The recent enactment of a bill legalizing hemp and hemp-derived products has underscored the old adage about the devil being in the details. The purpose of House Bill 1325, which was sponsored by state Rep. Tracy O. King of Uvalde, was to open the door for Texas farmers to produce a new cash crop. We endorsed King’s legislation and continue to do so, despite a small hiccup in the law. It seems that the new measure changed the definition of marijuana from certain parts of the cannabis plant to those parts that contain more than 0.3 percent of tetrahydrocannabinol, the psychoactive ingredient in marijuana. Hemp, on the other hand, is defined as a cannabis plant that cannot contain more than 0.3 percent THC.
Prosecutors and law enforcement agencies across the state are now complaining that since the Texas Department of Public Safety crime labs are unable to determine if a substance contains more than 0.3 percent of THC, people charged with possession of under 4 ounces of marijuana may insist the substance in actually hemp and avoid prosecution. And while we understand the frustration of law enforcement, we can also think of worse things. Especially when you consider that many enforcement agencies have for some time elected to issue citations rather than arrest people in possession of under 4 ounces of pot. It makes one wonder whether the big city prosecutors were ever interested in prosecuting those small-time cases to begin with.

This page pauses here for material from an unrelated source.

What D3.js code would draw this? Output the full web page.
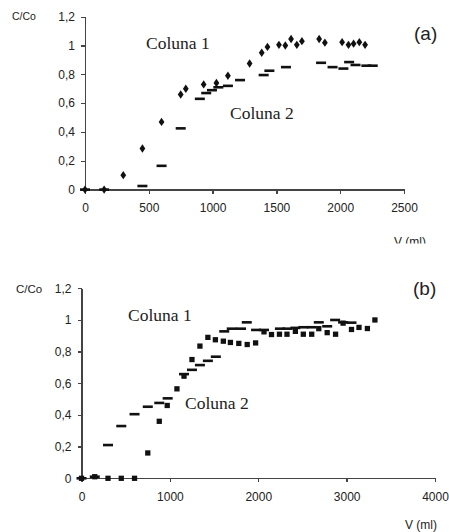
<!DOCTYPE html>
<html>
<head>
<meta charset="utf-8">
<script src="https://cdn.jsdelivr.net/npm/d3@7/dist/d3.min.js"></script>
<style>
  html, body { margin: 0; padding: 0; background: #fff; }
  svg { display: block; }
  .axis path, .axis line { stroke: #444; stroke-width: 1.3; shape-rendering: crispEdges; }
  .axis text { font-family: "Liberation Sans", Arial, sans-serif; font-size: 12px; fill: #222; }
  .lbl { font-family: "Liberation Sans", Arial, sans-serif; fill: #222; }
  .serif { font-family: "Liberation Serif", "Times New Roman", serif; fill: #222; }
</style>
</head>
<body>
<script>
// Panel (a): breakthrough curves, V (ml) vs C/Co
const aCol1V = [0, 150, 300, 450, 600, 750, 790, 930, 1030, 1120, 1290, 1385, 1430, 1520, 1570, 1615, 1660, 1700, 1835, 1880, 2015, 2065, 2105, 2150, 2195];
const aCol1C = [0, 0, 0.10, 0.285, 0.47, 0.66, 0.70, 0.73, 0.74, 0.79, 0.875, 0.95, 0.99, 1.005, 1.0, 1.045, 1.005, 1.03, 1.045, 1.02, 1.023, 1.005, 1.013, 1.023, 1.005];
const aCol2V = [0, 150, 450, 600, 750, 900, 950, 995, 1045, 1120, 1215, 1400, 1445, 1575, 1850, 1940, 2025, 2070, 2120, 2205, 2255];
const aCol2C = [0, 0, 0.025, 0.165, 0.425, 0.63, 0.67, 0.69, 0.71, 0.72, 0.76, 0.795, 0.825, 0.85, 0.88, 0.85, 0.84, 0.885, 0.865, 0.86, 0.86];
const aXTicks = [0, 500, 1000, 1500, 2000, 2500];

// Panel (b)
const bCol1V = [0, 150, 300, 450, 600, 750, 880, 970, 1080, 1160, 1250, 1340, 1430, 1515, 1605, 1685, 1780, 1875, 1970, 2065, 2150, 2240, 2325, 2420, 2510, 2605, 2685, 2780, 2875, 2960, 3055, 3140, 3235, 3320];
const bCol1C = [0, 0.01, 0, 0, 0, 0.16, 0.36, 0.46, 0.565, 0.645, 0.75, 0.835, 0.89, 0.875, 0.866, 0.858, 0.852, 0.845, 0.855, 0.925, 0.908, 0.91, 0.91, 0.928, 0.91, 0.91, 0.945, 0.92, 0.91, 0.98, 0.94, 0.953, 0.946, 1.0];
const bCol2V = [0, 150, 300, 450, 600, 750, 880, 975, 1160, 1250, 1340, 1430, 1520, 1615, 1700, 1805, 1870, 1975, 2065, 2245, 2330, 2420, 2510, 2605, 2685, 2780, 2870, 2960, 3055];
const bCol2C = [0, 0.01, 0.21, 0.33, 0.405, 0.452, 0.476, 0.505, 0.658, 0.685, 0.715, 0.742, 0.768, 0.928, 0.945, 0.945, 0.985, 0.937, 0.937, 0.945, 0.945, 0.95, 0.954, 0.954, 0.985, 0.96, 1.0, 0.985, 0.983];
const bXTicks = [0, 1000, 2000, 3000, 4000];

const yTicks = [0, 0.2, 0.4, 0.6, 0.8, 1, 1.2];
const fmtComma = d => String(d).replace('.', ',');

const svg = d3.select('body').append('svg')
  .attr('width', 449).attr('height', 532);

const defs = svg.append('defs');
defs.append('clipPath').attr('id', 'clipA')
  .append('rect').attr('x', 0).attr('y', 0).attr('width', 449).attr('height', 243.5);

function panel(cfg) {
  const g = svg.append('g');
  const x = d3.scaleLinear().domain(cfg.xDomain).range(cfg.xRange);
  const y = d3.scaleLinear().domain([0, 1.2]).range(cfg.yRange);

  g.append('g').attr('class', 'axis')
    .attr('transform', `translate(0,${cfg.yRange[0]})`)
    .call(d3.axisBottom(x).tickValues(cfg.xTicks).tickSize(4).tickSizeOuter(0).tickPadding(10).tickFormat(d => d));

  g.append('g').attr('class', 'axis')
    .attr('transform', `translate(${cfg.xRange[0]},0)`)
    .call(d3.axisLeft(y).tickValues(yTicks).tickSize(4).tickSizeOuter(0).tickPadding(6).tickFormat(fmtComma));

  // Coluna 2 : short horizontal dashes
  g.append('g').selectAll('rect')
    .data(d3.zip(cfg.c2V, cfg.c2C))
    .join('rect')
    .attr('x', d => x(d[0]) - 5)
    .attr('y', d => y(d[1]) - 1.3)
    .attr('width', 10).attr('height', 2.6)
    .attr('fill', '#111');

  // Coluna 1 : diamonds or squares
  const sym = d3.symbol().type(cfg.shape).size(cfg.size);
  g.append('g').selectAll('path')
    .data(d3.zip(cfg.c1V, cfg.c1C))
    .join('path')
    .attr('d', sym)
    .attr('transform', d => `translate(${x(d[0])},${y(d[1])})${cfg.shape === d3.symbolDiamond ? ' scale(1.2,1)' : ''}`)
    .attr('fill', '#111');

  return { g, x, y };
}

const A = panel({
  xDomain: [0, 2500], xRange: [85, 404], yRange: [189.6, 16.7],
  xTicks: aXTicks, c1V: aCol1V, c1C: aCol1C, c2V: aCol2V, c2C: aCol2C,
  shape: d3.symbolDiamond, size: 20
});

const B = panel({
  xDomain: [0, 4000], xRange: [81.5, 435], yRange: [478.3, 288.3],
  xTicks: bXTicks, c1V: bCol1V, c1C: bCol1C, c2V: bCol2V, c2C: bCol2C,
  shape: d3.symbolSquare, size: 28
});

// Labels for panel (a)
svg.append('text').attr('class', 'lbl').attr('x', 12).attr('y', 20).attr('font-size', 10.5).text('C/Co');
svg.append('text').attr('class', 'lbl').attr('x', 414).attr('y', 40).attr('font-size', 19).text('(a)');
svg.append('text').attr('class', 'serif').attr('x', 146).attr('y', 49).attr('font-size', 17.5).text('Coluna 1');
svg.append('text').attr('class', 'serif').attr('x', 230).attr('y', 119).attr('font-size', 17.5).text('Coluna 2');
svg.append('text').attr('class', 'lbl').attr('x', 394).attr('y', 246)
  .attr('font-size', 12).attr('clip-path', 'url(#clipA)').text('V (ml)');

// Labels for panel (b)
svg.append('text').attr('class', 'lbl').attr('x', 16).attr('y', 293).attr('font-size', 11.5).text('C/Co');
svg.append('text').attr('class', 'lbl').attr('x', 413).attr('y', 295).attr('font-size', 19).text('(b)');
svg.append('text').attr('class', 'serif').attr('x', 128).attr('y', 321).attr('font-size', 17.5).text('Coluna 1');
svg.append('text').attr('class', 'serif').attr('x', 185).attr('y', 409).attr('font-size', 17.5).text('Coluna 2');
svg.append('text').attr('class', 'lbl').attr('x', 405).attr('y', 529).attr('font-size', 12).text('V (ml)');
</script>
</body>
</html>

There was also a bipartisan push in the last legislative session to decriminalize the possession of small quantities of marijuana. It seems like a matter of time – probably shorter than longer – before that comes to pass. When it does, it will free law enforcement to focus more resources on criminals whose offenses are far more pernicious to society than the recreational consumption of marijuana.
In the meantime, 38th Judicial District Attorney Daniel Kindred, who only prosecutes cases involving felony marijuana possession, offered that the new law will cause “growing pains … but at the end of the day it is not a show stopper.”
In other words, the DPS crime labs will acquire the resources to test for small amounts of THC and whatever backlog of cases has accumulated will eventually be disposed of – one way or the other. And with any luck, farmers in Uvalde County will one day get to harvest enough hemp to have made representative King’s bill worthwhile. We believe that day will come.